The Big Picture: Stablecoins as Systemic Infrastructure

By the end of 2025, global stablecoin regulation had clearly shifted from reactive oversight to strategic infrastructure policy.

In 2026 jurisdictions are no longer asking whether stablecoins should exist, but how they can be integrated safely into payments, capital markets, and treasury systems.

For issuers, exchanges, and enterprises, the implication is clear: compliance is now the cost of entry, not a competitive disadvantage.

Operators such as Mezen and Advix demonstrate that the real edge lies in execution, building systems that are not only compliant, but usable, scalable, and economically relevant.

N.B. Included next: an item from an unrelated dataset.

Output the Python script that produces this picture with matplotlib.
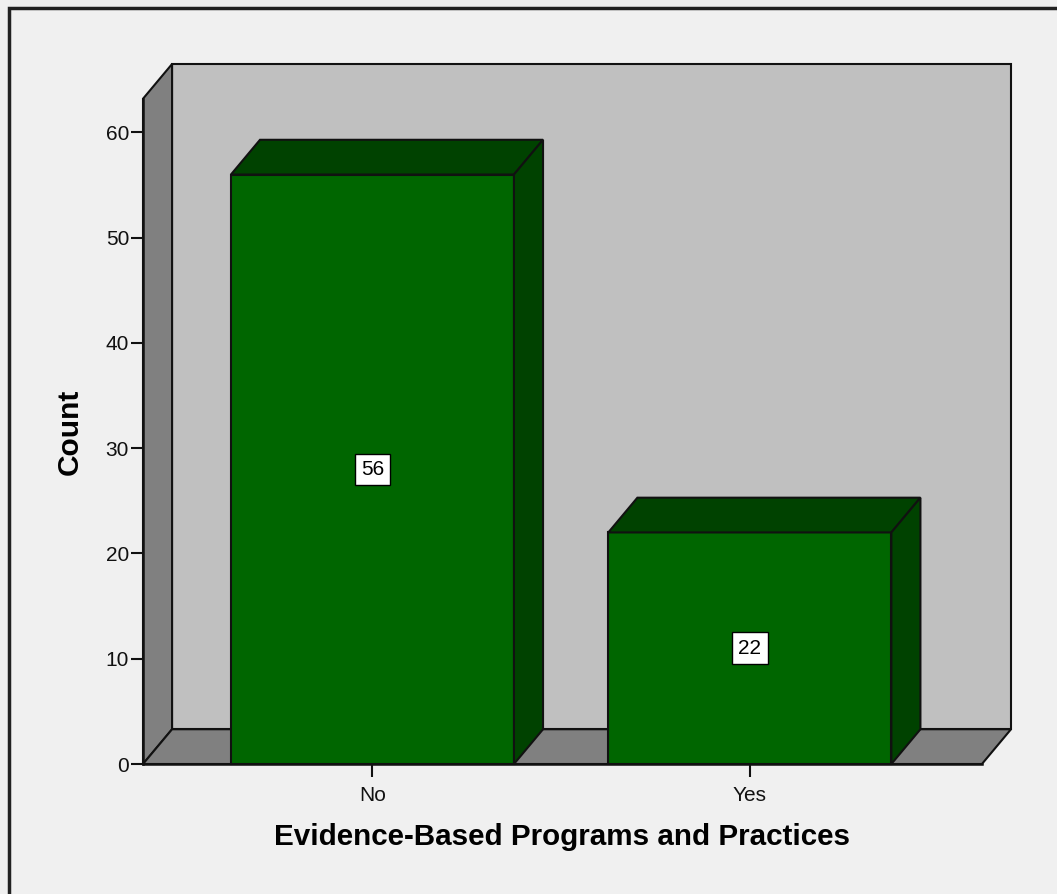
import matplotlib.pyplot as plt
from matplotlib.patches import Polygon, Rectangle
from matplotlib import transforms

plt.rcParams["font.family"] = ["Liberation Sans", "DejaVu Sans"]

categories = ["No", "Yes"]
counts = [56, 22]
y_ticks = [0, 10, 20, 30, 40, 50, 60]
x_label = "Evidence-Based Programs and Practices"
y_label = "Count"

# box geometry in data units
x_lo, x_hi = -0.608, 1.615
y_top = 63.2
dx, dy = 0.077, 3.3
bar_width = 0.75

wall_color = "#c0c0c0"
side_color = "#808080"
bar_front = "#006600"
bar_shade = "#004200"
edge = "#111111"


def face(ax, pts, color, z=1):
    ax.add_patch(Polygon(pts, closed=True, facecolor=color, edgecolor=edge,
                         linewidth=1.5, joinstyle="miter", zorder=z, clip_on=False))


fig = plt.figure(figsize=(10.57, 8.94), dpi=100, facecolor="#f0f0f0")

# outer frame, runs off the right and bottom edges
fig.patches.append(Rectangle((9 / 1057, -0.05), 1.1, 1.05 - 8 / 894,
                             transform=fig.transFigure, fill=False,
                             edgecolor="#222222", linewidth=2.5))

ax = fig.add_axes([143 / 1057, 1 - 764 / 894, (1011 - 143) / 1057, (764 - 64) / 894])
ax.set_facecolor("none")
ax.set_xlim(x_lo, x_hi + dx)
ax.set_ylim(0, y_top + dy)

# back wall, left wall, floor
face(ax, [(x_lo + dx, dy), (x_hi + dx, dy), (x_hi + dx, y_top + dy), (x_lo + dx, y_top + dy)], wall_color)
face(ax, [(x_lo, 0), (x_lo + dx, dy), (x_lo + dx, y_top + dy), (x_lo, y_top)], side_color)
face(ax, [(x_lo, 0), (x_hi, 0), (x_hi + dx, dy), (x_lo + dx, dy)], side_color)

for i, v in enumerate(counts):
    l, r = i - bar_width / 2, i + bar_width / 2
    face(ax, [(l, 0), (r, 0), (r, v), (l, v)], bar_front, 2)
    face(ax, [(l, v), (r, v), (r + dx, v + dy), (l + dx, v + dy)], bar_shade, 2)
    face(ax, [(r, 0), (r + dx, dy), (r + dx, v + dy), (r, v)], bar_shade, 2)
    ax.text(i, v / 2, str(v), ha="center", va="center", fontsize=15, zorder=3,
            bbox=dict(boxstyle="square,pad=0.3", facecolor="white",
                      edgecolor="black", linewidth=1))

for s in ["top", "right"]:
    ax.spines[s].set_visible(False)
ax.spines["left"].set_bounds(0, y_top)
ax.spines["bottom"].set_bounds(x_lo, x_hi)
for s in ["left", "bottom"]:
    ax.spines[s].set_linewidth(1.8)
    ax.spines[s].set_color(edge)
    ax.spines[s].set_zorder(4)

ax.set_yticks(y_ticks)
ax.set_xticks(range(len(categories)))
ax.set_xticklabels(categories)
ax.tick_params(axis="y", length=9, width=1.5, pad=1, labelsize=15, colors="#111111")
ax.tick_params(axis="x", length=9, width=1.5, pad=7, labelsize=15, colors="#111111")

# axis titles centred on the front face of the box
ax.set_xlabel(x_label, fontsize=21.3, fontweight="bold")
ax.xaxis.set_label_coords((x_lo + x_hi) / 2, -0.084,
                          transform=transforms.blended_transform_factory(ax.transData, ax.transAxes))
ax.set_ylabel(y_label, fontsize=21.5, fontweight="bold")
ax.yaxis.set_label_coords(-0.068, y_top / 2,
                          transform=transforms.blended_transform_factory(ax.transAxes, ax.transData))

fig.savefig("out.png", dpi=100, facecolor=fig.get_facecolor())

Stablecoins are no longer a niche crypto product.

In 2025, they became regulated financial rails and the foundation for the next phase of on-chain finance and in 2026 that momentum continues.


FAQ

1. When did MiCA stablecoin rules take effect in the EU?
MiCA entered into force in stages between 2024 and 2025, with full stablecoin compliance enforced from December 30, 2024.

2. Why were stablecoins delisted in Europe in early 2025?
Exchanges such as Kraken delisted non-MiCA-compliant stablecoins beginning February 3, 2025, completing forced conversions by March 31, 2025.

3. When was the U.S. GENIUS Act signed into law?
The GENIUS Act was signed on July 18, 2025, creating the first federal U.S. stablecoin regulatory framework.

4. Which stablecoin activities are now regulated in the United States?
The GENIUS Act mandates 100% reserve backing, monthly disclosures, AML compliance, and insolvency protections for stablecoin holders.

5. What types of stablecoin use cases are scaling in regulated markets in 2026?
Regulated markets are seeing growth in enterprise payments, treasury management, cross-border settlement, and stablecoin-as-a-service models operating under MiCA, the GENIUS Act, and equivalent regional frameworks.